Sur l'autorité parentale, je voulais apporter quelques précisions. Nous avons travaillé spécifiquement sur la question des incidences des violences conjugales sur les enfants, en lien avec le Centre Hubertine Auclert qui avait rédigé en 2018 un rapport sur les enfants co-victimes. Notre postulat de base était que les violences avaient nécessairement une incidence sur les enfants. J'irai plus loin : le rapport considérait les enfants comme co-victimes mais ils sont en fait toujours des victimes directes.

Ils sont souvent victimes directes de violence physique et ils sont toujours victimes a minima de violences psychologiques. À partir du moment où le code pénal a introduit dans le délit de violence les violences psychologiques, nous pouvons nécessairement les considérer directement comme victimes. Ils peuvent également être victimes du délit de harcèlement moral et sont parfois, comme nous l'avons déjà vu, instrumentalisés postérieurement à la séparation.

En 2018, nous constations que le dispositif législatif permet au juge civil et au juge pénal d'intervenir pour prononcer soit un retrait total ou partiel de l'autorité parentale, soit un exercice exclusif de celle-ci. Aujourd'hui encore, le juge pénal peut se prononcer sur ce sujet et, dans certains cas, doit se prononcer.

Avec tous les CIDFF de la région, nous avions évalué l'application de ces dispositions en Île-de-France – zone de compétence du Centre Hubertine Auclert. Nous avions constaté une quasi non-application de tous ces dispositifs, qu'il s'agisse de l'article 378 du code civil ou des articles 221-5-5 et 222-48-2 du code pénal.
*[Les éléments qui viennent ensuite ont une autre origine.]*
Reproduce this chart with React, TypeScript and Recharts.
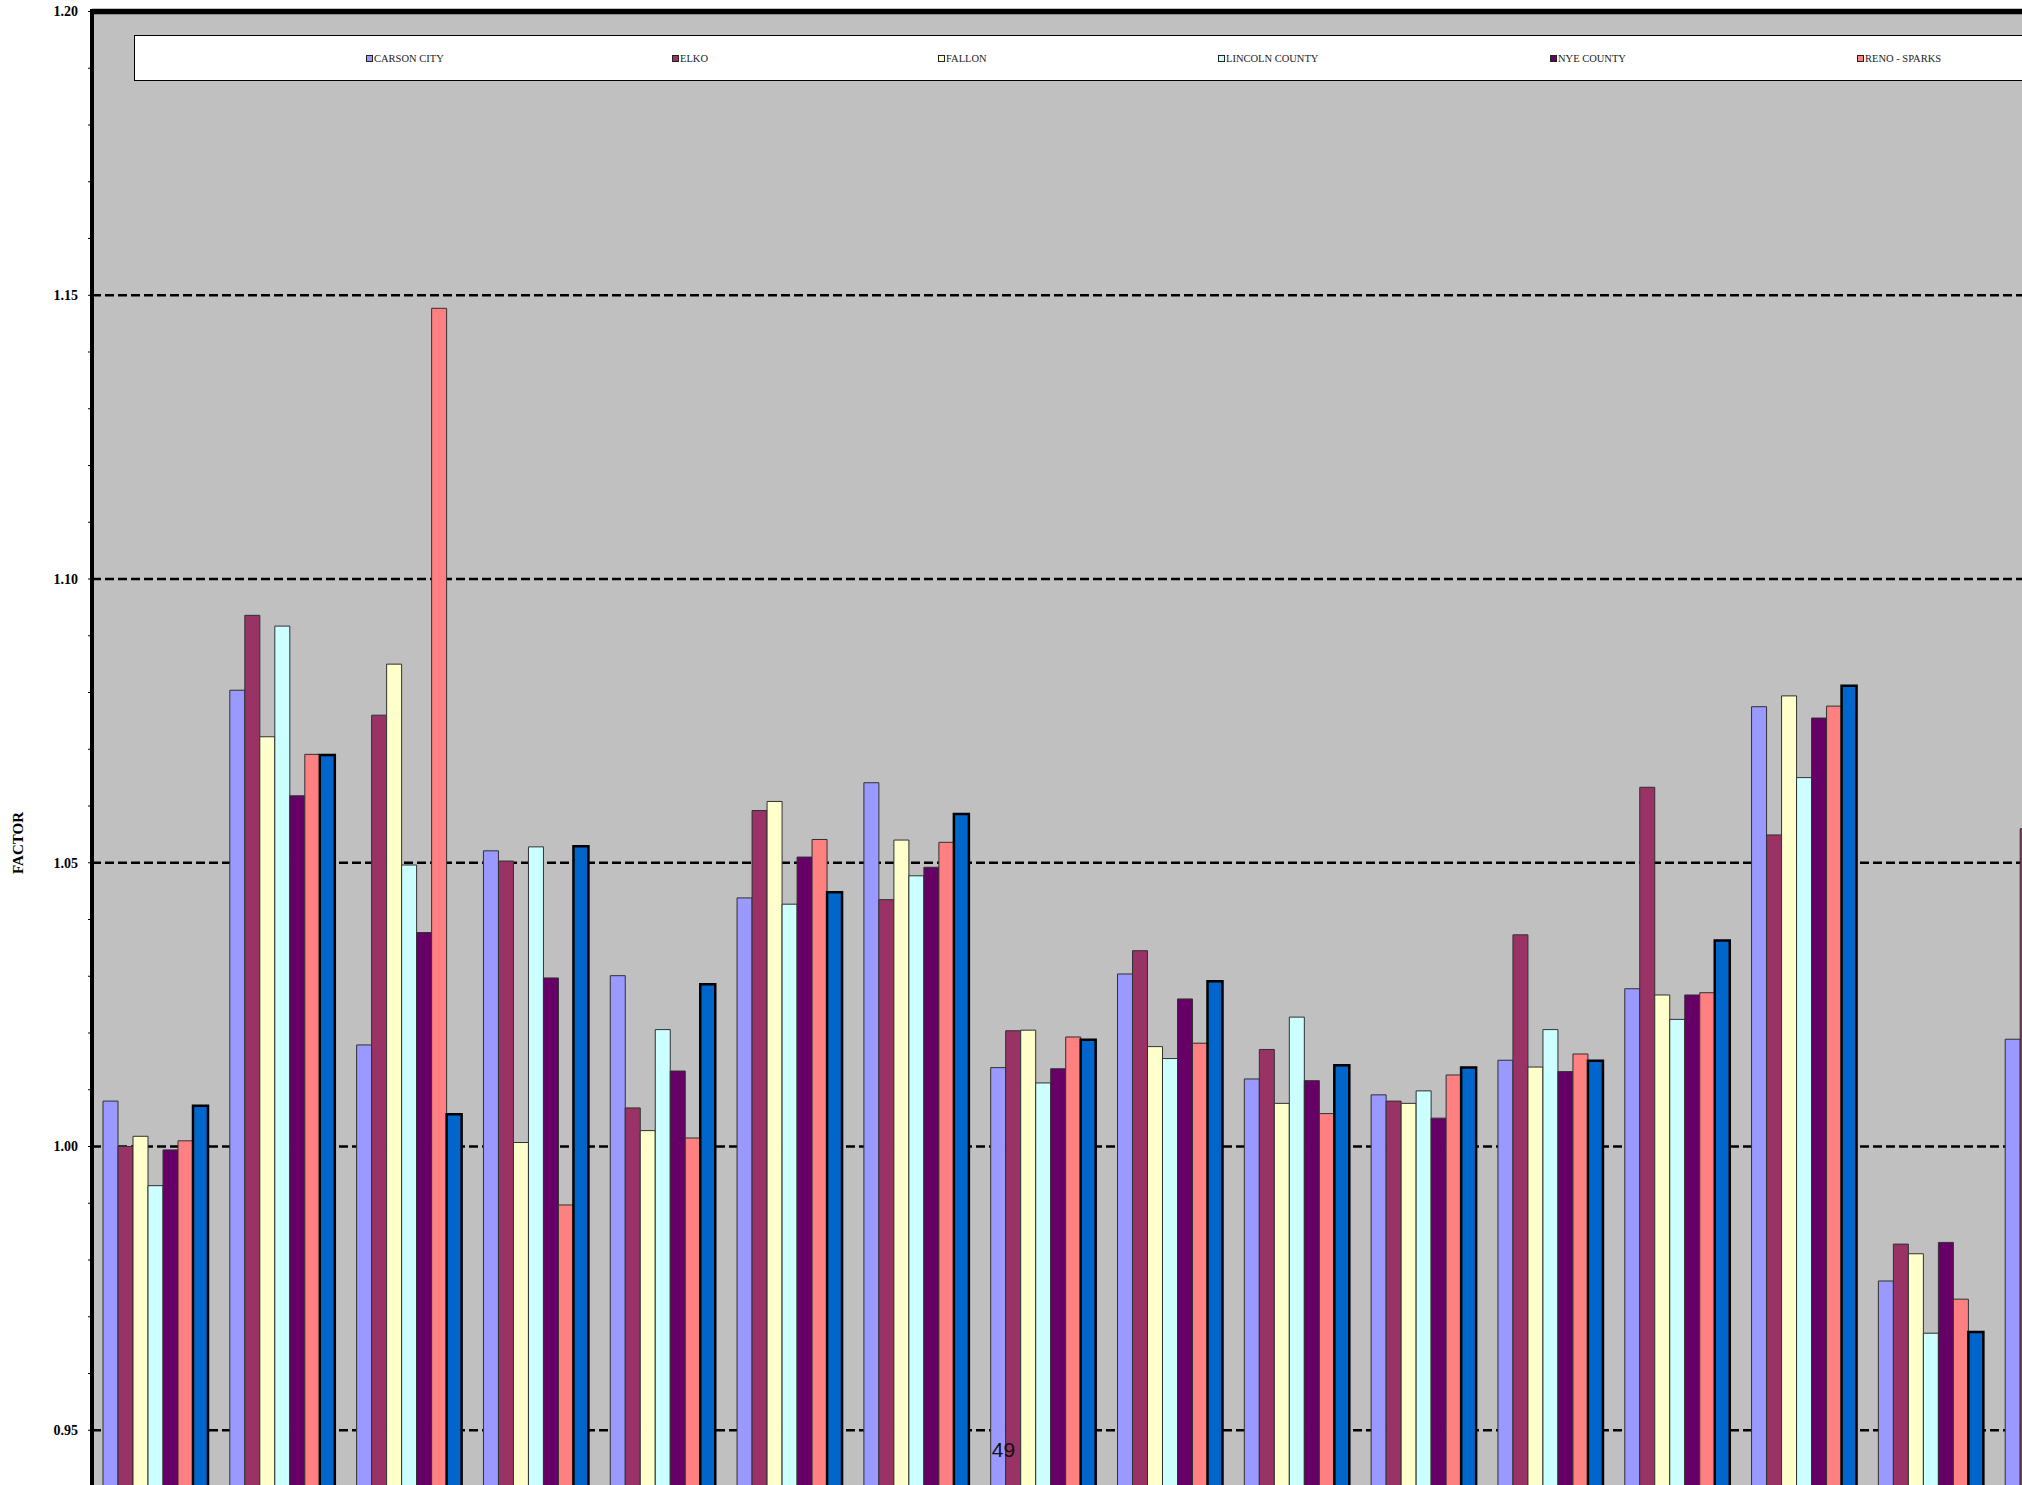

Cela veut dire que très peu de retraits d'autorité parentale sont prononcés ; de même très peu d'exercice exclusif.

Aujourd'hui, dans le cadre du Grenelle, il semble que les choses vont évoluer, que la loi devrait prévoir un retrait automatique dans les cas de féminicides, cela a été annoncé directement par le Premier ministre. Il s'agit de l'une des dix mesures du ministère de la Justice. Nous trouvons que c'est très positif : on ne peut pas considérer qu'un père qui tue la mère d'un enfant peut continuer à exercer l'autorité parentale. Cela semble évident, mais ce n'était pas appliqué faute d'automaticité.
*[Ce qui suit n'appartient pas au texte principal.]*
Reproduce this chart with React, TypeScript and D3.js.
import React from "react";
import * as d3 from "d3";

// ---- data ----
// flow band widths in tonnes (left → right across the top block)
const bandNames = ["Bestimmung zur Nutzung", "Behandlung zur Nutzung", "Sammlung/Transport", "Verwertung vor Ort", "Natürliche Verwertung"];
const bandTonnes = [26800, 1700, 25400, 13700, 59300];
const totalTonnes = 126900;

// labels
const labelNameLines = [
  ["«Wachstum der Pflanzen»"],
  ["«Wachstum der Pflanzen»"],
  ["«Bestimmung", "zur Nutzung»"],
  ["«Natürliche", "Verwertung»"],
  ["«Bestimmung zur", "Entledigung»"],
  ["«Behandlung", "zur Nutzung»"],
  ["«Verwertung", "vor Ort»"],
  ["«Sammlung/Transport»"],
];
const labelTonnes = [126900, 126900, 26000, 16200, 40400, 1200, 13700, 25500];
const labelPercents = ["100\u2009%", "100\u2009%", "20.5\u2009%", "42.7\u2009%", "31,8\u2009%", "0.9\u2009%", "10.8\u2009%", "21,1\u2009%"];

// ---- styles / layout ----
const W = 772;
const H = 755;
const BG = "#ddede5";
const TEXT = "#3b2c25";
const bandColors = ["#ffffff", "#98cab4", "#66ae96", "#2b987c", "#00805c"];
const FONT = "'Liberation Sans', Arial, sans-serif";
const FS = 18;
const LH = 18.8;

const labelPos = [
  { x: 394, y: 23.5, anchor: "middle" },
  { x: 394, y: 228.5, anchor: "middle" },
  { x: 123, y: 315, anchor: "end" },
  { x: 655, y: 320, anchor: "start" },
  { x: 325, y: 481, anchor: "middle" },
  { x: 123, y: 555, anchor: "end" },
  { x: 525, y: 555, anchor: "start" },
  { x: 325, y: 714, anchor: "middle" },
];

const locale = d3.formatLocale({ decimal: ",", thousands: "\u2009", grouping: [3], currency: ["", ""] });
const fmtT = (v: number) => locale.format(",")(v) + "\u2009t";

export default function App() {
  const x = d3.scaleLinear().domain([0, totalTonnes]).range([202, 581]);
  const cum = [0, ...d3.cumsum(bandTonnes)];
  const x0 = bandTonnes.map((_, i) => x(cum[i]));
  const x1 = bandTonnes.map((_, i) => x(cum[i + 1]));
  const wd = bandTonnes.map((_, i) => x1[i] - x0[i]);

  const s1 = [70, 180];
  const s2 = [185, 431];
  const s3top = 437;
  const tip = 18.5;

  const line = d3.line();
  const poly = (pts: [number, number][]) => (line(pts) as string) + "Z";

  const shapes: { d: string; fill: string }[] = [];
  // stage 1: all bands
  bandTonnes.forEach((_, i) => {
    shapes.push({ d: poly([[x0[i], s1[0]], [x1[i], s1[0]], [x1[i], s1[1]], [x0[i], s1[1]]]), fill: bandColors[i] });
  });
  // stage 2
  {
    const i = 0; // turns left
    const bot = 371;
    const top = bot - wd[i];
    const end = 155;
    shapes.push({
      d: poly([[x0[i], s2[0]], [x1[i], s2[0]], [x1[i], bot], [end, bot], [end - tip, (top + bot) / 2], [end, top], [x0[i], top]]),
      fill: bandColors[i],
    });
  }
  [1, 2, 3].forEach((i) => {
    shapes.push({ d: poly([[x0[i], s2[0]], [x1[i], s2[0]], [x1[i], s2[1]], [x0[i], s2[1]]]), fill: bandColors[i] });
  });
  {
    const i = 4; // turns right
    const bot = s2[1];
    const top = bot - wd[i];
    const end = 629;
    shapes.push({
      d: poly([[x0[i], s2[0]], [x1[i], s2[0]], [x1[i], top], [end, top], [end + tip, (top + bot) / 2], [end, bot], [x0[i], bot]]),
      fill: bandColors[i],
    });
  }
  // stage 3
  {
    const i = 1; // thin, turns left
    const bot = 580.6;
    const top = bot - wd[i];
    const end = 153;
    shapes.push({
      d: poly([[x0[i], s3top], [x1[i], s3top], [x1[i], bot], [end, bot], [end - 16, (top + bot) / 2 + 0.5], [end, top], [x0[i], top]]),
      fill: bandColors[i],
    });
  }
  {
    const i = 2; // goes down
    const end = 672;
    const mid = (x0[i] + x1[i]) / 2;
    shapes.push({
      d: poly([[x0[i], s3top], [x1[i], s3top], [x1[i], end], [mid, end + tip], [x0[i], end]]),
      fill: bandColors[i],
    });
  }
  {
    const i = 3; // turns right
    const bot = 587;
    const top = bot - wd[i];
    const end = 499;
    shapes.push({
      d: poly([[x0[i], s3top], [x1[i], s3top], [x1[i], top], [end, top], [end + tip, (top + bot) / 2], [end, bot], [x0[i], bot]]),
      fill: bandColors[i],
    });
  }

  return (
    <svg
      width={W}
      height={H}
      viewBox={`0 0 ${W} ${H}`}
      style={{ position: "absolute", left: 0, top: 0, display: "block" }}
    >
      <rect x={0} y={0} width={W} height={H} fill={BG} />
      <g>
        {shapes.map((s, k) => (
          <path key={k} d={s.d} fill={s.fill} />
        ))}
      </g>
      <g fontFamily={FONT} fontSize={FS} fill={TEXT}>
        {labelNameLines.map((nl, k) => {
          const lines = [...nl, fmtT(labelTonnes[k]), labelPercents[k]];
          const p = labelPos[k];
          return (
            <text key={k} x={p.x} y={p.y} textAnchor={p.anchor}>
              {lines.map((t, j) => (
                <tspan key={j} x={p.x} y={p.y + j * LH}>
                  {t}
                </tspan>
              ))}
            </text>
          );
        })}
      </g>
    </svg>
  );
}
Nous souhaiterions que cette automaticité soit étendue aux tentatives d'homicide. Dans ce cas, il y a bien la volonté de tuer la personne ; elle n'a pas abouti, souvent pour des raisons indépendantes de la volonté de l'auteur. L'automaticité est indispensable car sinon, si la victime est hospitalisée, c'est le père qui va continuer à exercer l'autorité parentale, même incarcéré et cela va avoir des conséquences sur la gestion de la situation de l'enfant. Si la mère est hospitalisée, il peut être pris en charge par des membres de la famille ou par des centres de l'aide sociale à l'enfance (ASE). Nous voudrions que, tout comme en droit pénal, il y ait une assimilation entre l'infraction et la tentative.
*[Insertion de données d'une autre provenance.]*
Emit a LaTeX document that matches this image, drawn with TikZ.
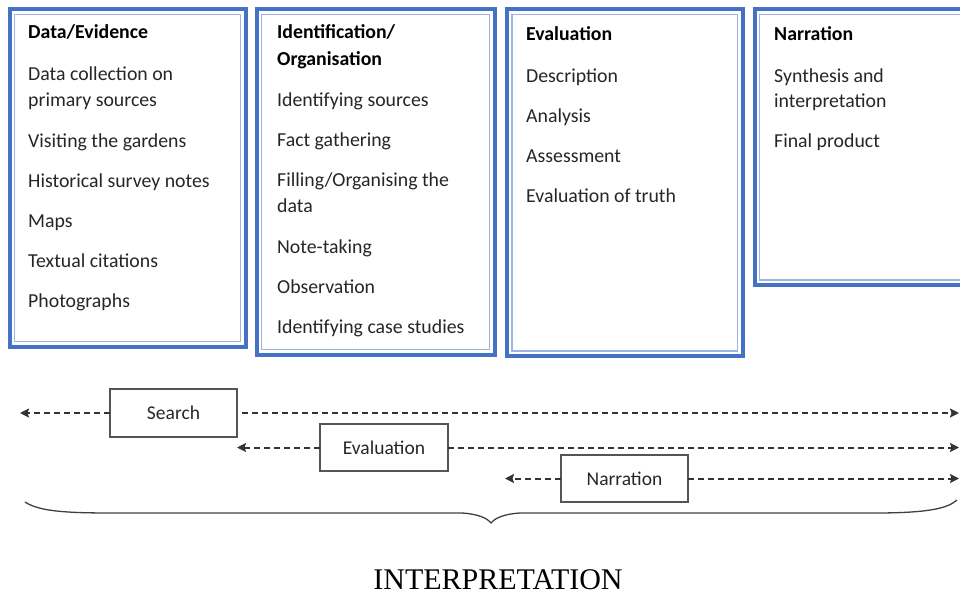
\documentclass[tikz,border=0pt]{standalone}
\usepackage{fontspec}
\setmainfont{Carlito}
\newfontfamily\capfont{Liberation Serif}
\usetikzlibrary{arrows.meta}
\definecolor{boxblue}{HTML}{4472C4}
\definecolor{innerblue}{HTML}{9DB5E3}
\definecolor{txt}{HTML}{262626}
\definecolor{sgray}{HTML}{555555}
\begin{document}
\begin{tikzpicture}[x=1pt,y=-1pt,
  bigbox/.style={draw=boxblue, line width=4pt, outer sep=0pt, inner sep=0pt, fill=white},
  innerline/.style={draw=innerblue, line width=1.6pt},
  item/.style={anchor=base west, inner sep=0pt, text=txt, font=\fontsize{19.8}{23}\selectfont},
  ttl/.style={item, text=black, font=\fontsize{19.8}{23}\selectfont\bfseries},
  smallbox/.style={draw=sgray, line width=1.5pt, outer sep=0pt, inner sep=0pt, text=txt, font=\fontsize{19.5}{23}\selectfont},
  dasharrow/.style={draw=black!80, line width=2pt, dash pattern=on 6pt off 4pt, -{Stealth[length=9pt,width=9pt,inset=1.5pt]}},
  brace/.style={draw=black!75, line width=1.3pt}
]
\useasboundingbox (0,0) rectangle (960,594);

% big boxes
\node[bigbox, minimum width=236pt, minimum height=337pt] (b1) at (127.5,178) {};
\node[bigbox, minimum width=238pt, minimum height=345pt] (b2) at (375.5,182) {};
\node[bigbox, minimum width=235.5pt, minimum height=346.5pt] (b3) at (624.75,182.75) {};
\node[bigbox, minimum width=230.5pt, minimum height=275.5pt] (b4) at (869.75,147.25) {};
\foreach \b in {b1,b2,b3,b4}{
  \draw[innerline] ([shift={(5,5)}]\b.north west) rectangle ([shift={(-5,-5)}]\b.south east);
}

% box 1
\node[ttl] (t1) at (28,39) {Data/Evidence};
\node[item] (i11) at (28,81) {Data collection on};
\node[item] (i11b) at (28,106) {primary sources};
\node[item] (i12) at (28,147) {Visiting the gardens};
\node[item] (i13) at (28,187) {Historical survey notes};
\node[item] (i14) at (28,227) {Maps};
\node[item] (i15) at (28,267) {Textual citations};
\node[item] (i16) at (28,307) {Photographs};

% box 2
\node[ttl] (t2) at (277,39) {Identification/};
\node[ttl] (t2b) at (277,65) {Organisation};
\node[item] (i21) at (277,106) {Identifying sources};
\node[item] (i22) at (277,146) {Fact gathering};
\node[item] (i23) at (277,186) {Filling/Organising the};
\node[item] (i23b) at (277,212) {data};
\node[item] (i24) at (277,253) {Note-taking};
\node[item] (i25) at (277,293) {Observation};
\node[item] (i26) at (277,333) {Identifying case studies};

% box 3
\node[ttl] (t3) at (526,41) {Evaluation};
\node[item] (i31) at (526,82) {Description};
\node[item] (i32) at (526,122) {Analysis};
\node[item] (i33) at (526,162) {Assessment};
\node[item] (i34) at (526,202) {Evaluation of truth};

% box 4
\node[ttl] (t4) at (774,41) {Narration};
\node[item] (i41) at (774,82) {Synthesis and};
\node[item] (i41b) at (774,107) {interpretation};
\node[item] (i42) at (774,147) {Final product};

% small boxes
\node[smallbox, minimum width=127pt, minimum height=48pt] (search) at (173.5,413) {Search};
\node[smallbox, minimum width=128pt, minimum height=47pt] (eval) at (384,447.5) {Evaluation};
\node[smallbox, minimum width=127pt, minimum height=47pt] (narr) at (624.5,478.5) {Narration};

\coordinate (sL) at (20,413);
\coordinate (sR) at (959,413);
\coordinate (eL) at (237,447);
\coordinate (eR) at (959,447);
\coordinate (nL) at (505,478);
\coordinate (nR) at (959,478);

\draw[dasharrow] (search.west) -- (search.west -| sL);
\draw[dasharrow] ([xshift=5pt]search.east) -- (search.east -| sR);
\draw[dasharrow] (eval.west) -- (eval.west -| eL);
\draw[dasharrow] (eval.east) -- (eval.east -| eR);
\draw[dasharrow] (narr.west) -- (narr.west -| nL);
\draw[dasharrow] (narr.east) -- (narr.east -| nR);

% brace
\coordinate (brL) at (25,502);
\coordinate (brT) at (491,523);
\coordinate (brR) at (957,500);
\draw[brace] (brL) .. controls (40,512) and (70,513) .. (115,513) -- (462,513)
  .. controls (478,514) and (487,518) .. (brT)
  .. controls (495,518) and (504,514) .. (520,513) -- (875,513)
  .. controls (930,513) and (948,508) .. (brR);

\node[inner sep=0pt, anchor=base, font=\capfont\fontsize{30}{32}\selectfont, text=black] (interp) at (498,589) {INTERPRETATION};
\end{tikzpicture}
\end{document}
Hors les cas d'homicide, il est prévu qu'il n'y ait pas une automaticité du retrait de l'autorité parentale et qu'il y ait des possibilités d'aménagement avec un retrait parfois partiel, se limitant à certains éléments de l'autorité parentale. Nous n'avons pas d'objection de principe mais cela mérite un examen attentif. Ce qui va changer, c'est le caractère automatique et l'obligation pour le juge pénal de se prononcer sur l'exercice de l'autorité parentale.

Nous nous réjouissons aussi de la meilleure articulation avec l'ordonnance de protection. Rendue dans des délais plus brefs, elle permettra au juge de prononcer des mesures limitant les droits du père, et surtout de prononcer, si le père continue à bénéficier de droits de visite, des mesures d'accompagnement protégé ou d'imposer le recours à un espace de rencontre protégé. Pour autant, pour que ces mesures fonctionnent bien, elles ont besoin de moyens. Par exemple, le dispositif de MAP qui existait à Paris - et qui fonctionnait bien – cesse, faute de moyens. Ces baisses sont regrettables car elles se font au détriment de la sécurité des femmes et des enfants.